::: Information supplied
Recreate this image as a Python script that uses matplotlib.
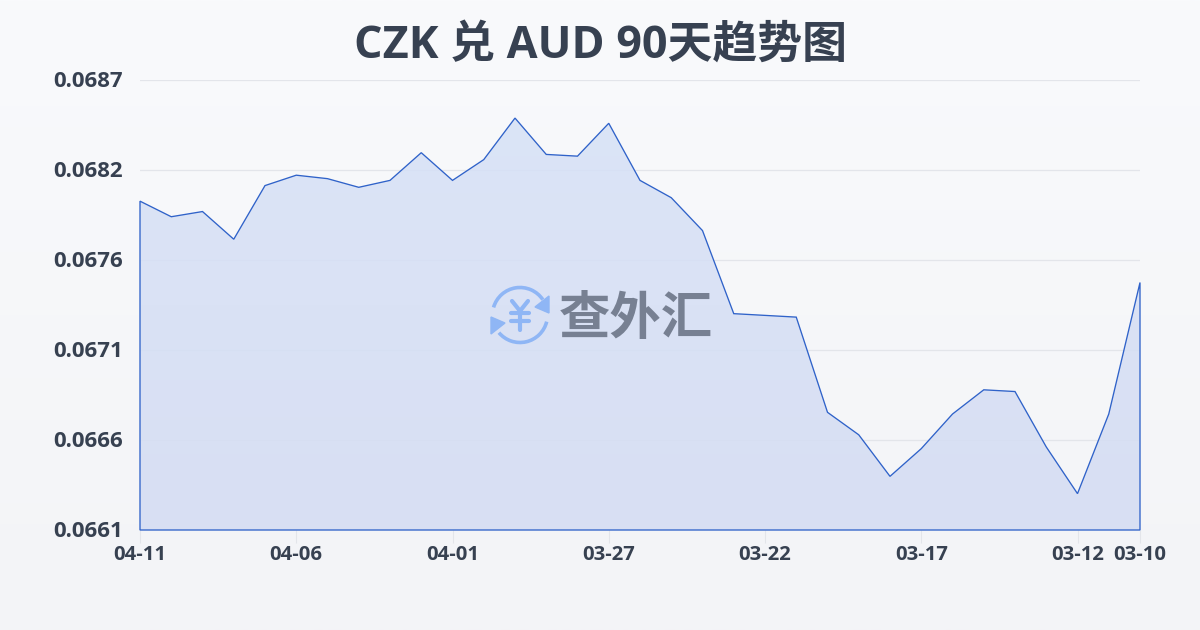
import numpy as np
import matplotlib
matplotlib.use("Agg")
import matplotlib.pyplot as plt
from matplotlib.colors import LinearSegmentedColormap
from matplotlib.patches import Polygon, Arc

plt.rcParams['font.family'] = ['Open Sans', 'Noto Sans CJK SC', 'DejaVu Sans']

title = "CZK 兑 AUD 90天趋势图"
values = [0.06800, 0.06791, 0.06794, 0.06778, 0.06809, 0.06815, 0.06813, 0.06808,
          0.06812, 0.06828, 0.06812, 0.06824, 0.06848, 0.06827, 0.06826, 0.06845,
          0.06812, 0.06802, 0.06783, 0.06735, 0.06734, 0.06733, 0.06678, 0.06665,
          0.06641, 0.06657, 0.06677, 0.06691, 0.06690, 0.06658, 0.06631, 0.06677,
          0.06753]
x_ticks = [0, 5, 10, 15, 20, 25, 30, 32]
x_labels = ["04-11", "04-06", "04-01", "03-27", "03-22", "03-17", "03-12", "03-10"]
y_ticks = [0.0661, 0.06662, 0.06714, 0.06766, 0.06818, 0.0687]
y_labels = ["0.0661", "0.0666", "0.0671", "0.0676", "0.0682", "0.0687"]
INK = "#374151"
LINE = "#2f62c9"

fig = plt.figure(figsize=(12, 6.3), dpi=100)
bg = fig.add_axes([0, 0, 1, 1], zorder=0)
bg.axis("off")
bg.imshow(np.linspace(0, 1, 256).reshape(-1, 1), aspect="auto", extent=[0, 1, 0, 1],
          cmap=LinearSegmentedColormap.from_list("bg", ["#f9fafc", "#f3f4f7"]))

ax = fig.add_axes([140/1200, 1-530/630, 1000/1200, 450/630], zorder=1)
ax.patch.set_alpha(0)
xs = np.arange(len(values))
for s in ax.spines.values():
    s.set_visible(False)
ax.set_yticks(y_ticks, y_labels)
ax.set_xticks(x_ticks, x_labels)
ax.grid(axis="y", color="#e3e5ea", lw=0.9, zorder=1)
ax.set_axisbelow(True)
ax.tick_params(axis="y", length=0, pad=12.5, labelsize=16, labelcolor=INK)
ax.tick_params(axis="x", length=9, width=0.8, color="#e3e5ea", pad=1.5, labelsize=14.6, labelcolor=INK)
for lb in ax.get_xticklabels() + ax.get_yticklabels():
    lb.set_fontweight("bold")

pts = np.vstack([np.column_stack([xs, values]), [32, 0.0661], [0, 0.0661]])
grad = np.linspace(0, 1, 256).reshape(-1, 1)
im = ax.imshow(grad, aspect="auto", extent=[0, 32, 0.0661, 0.0687], origin="upper", zorder=2, alpha=0.85,
               cmap=LinearSegmentedColormap.from_list("f", ["#d6e2f7", "#d4dcf3"]))
poly = Polygon(pts, closed=True, transform=ax.transData, facecolor="none", edgecolor=LINE, lw=0.95, zorder=3)
poly.set_clip_on(False)
ax.add_patch(poly)
im.set_clip_path(Polygon(pts, closed=True, transform=ax.transData))
ax.set_xlim(0, 32)
ax.set_ylim(0.0661, 0.0687)

offset = matplotlib.transforms.ScaledTranslation(0, 1/100, fig.dpi_scale_trans)
for lb in ax.get_yticklabels():
    lb.set_transform(lb.get_transform() + offset)

fig.text(600/1200, 1-46/630, title, ha="center", va="center", fontsize=32.3, fontweight="bold", color=INK)

# watermark in pixel coordinates
ov = fig.add_axes([0, 0, 1, 1], zorder=3)
ov.axis("off")
blue = "#8fb6f5"
cx, cy, r = 520, 315, 27.5
ov.add_patch(Arc((cx, cy), 2*r, 2*r, theta1=196, theta2=326, color=blue, lw=2.6))
ov.add_patch(Arc((cx, cy), 2*r, 2*r, theta1=14, theta2=140, color=blue, lw=2.6))
ov.add_patch(Polygon([[549, 296], [549, 313], [535, 307]], closed=True, color=blue))
ov.add_patch(Polygon([[491, 334], [491, 317], [505, 323]], closed=True, color=blue))
yen = dict(color=blue, lw=3, solid_capstyle="round")
ov.plot([512, 520, 528], [301, 311, 301], **yen)
ov.plot([520, 520], [311, 330], **yen)
ov.plot([511, 529], [313, 313], **yen)
ov.plot([511, 529], [321, 321], **yen)
ov.set_xlim(0, 1200)
ov.set_ylim(630, 0)
ov.text(636, 321, "查外汇", ha="center", va="center", fontsize=37, fontweight="bold", color="#778092")

fig.savefig("out.png", dpi=100)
::::::
▶ _Your task_: Pick out every line above that contains the word "matplotlib" and copy it.

▶ _Exercise output_:
Recreate this image as a Python script that uses matplotlib.
import matplotlib
matplotlib.use("Agg")
import matplotlib.pyplot as plt
from matplotlib.colors import LinearSegmentedColormap
from matplotlib.patches import Polygon, Arc
offset = matplotlib.transforms.ScaledTranslation(0, 1/100, fig.dpi_scale_trans)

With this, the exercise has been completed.